L’effige si trovava al centro della stipe, deposta, rovesciata, sullo strato di ocra. La rosetta, con tracce di doratura, è uno dei simboli più diffusi e popolari in Oriente e nel Mediterraneo. Il docente de La Sapienza, con il suo team, è riuscito a ricostruire il rituale di nascondimento:
Il rituale del nascondimento è straordinario e lo abbiamo ricostruito: è stato versato del profumo sopra la testa rovesciata su un ocra rosso, poi questa è stata ricoperta con offerte simboliche. Il seppellimento è avvenuto poco prima dell’assedio finale di Dionigi di Siracusa.

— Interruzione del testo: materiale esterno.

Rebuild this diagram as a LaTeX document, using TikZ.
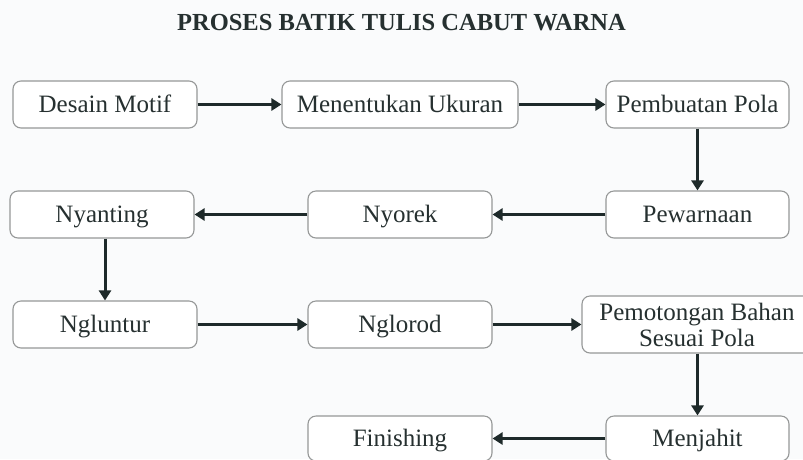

Questa statua è stata in uso per una ottantina d’anni, e poi è stata sepolta prima che arrivassero i nemici: per noi archeologi è stata una fortuna, perché è stata sepolta fuori dal recinto sacro, in un luogo riconoscibile perché c’è un’ancora murata che Sebastiano Tusa, sulla base di analoghi ritrovamenti a Biblo e Ugarit, datò intorno al II millennio a.C. Non era nel tempio che è stato saccheggiato, uno dei tre nell’area sacra del Khoton.
Una scoperta sorprendente che va a ricostruire la storia, non solo di un’isola, ma che aiuta a ritrovare e riscoprire le nostre antiche origini.
La testimonianza di un passato e di civiltà non tanto lontane da noi.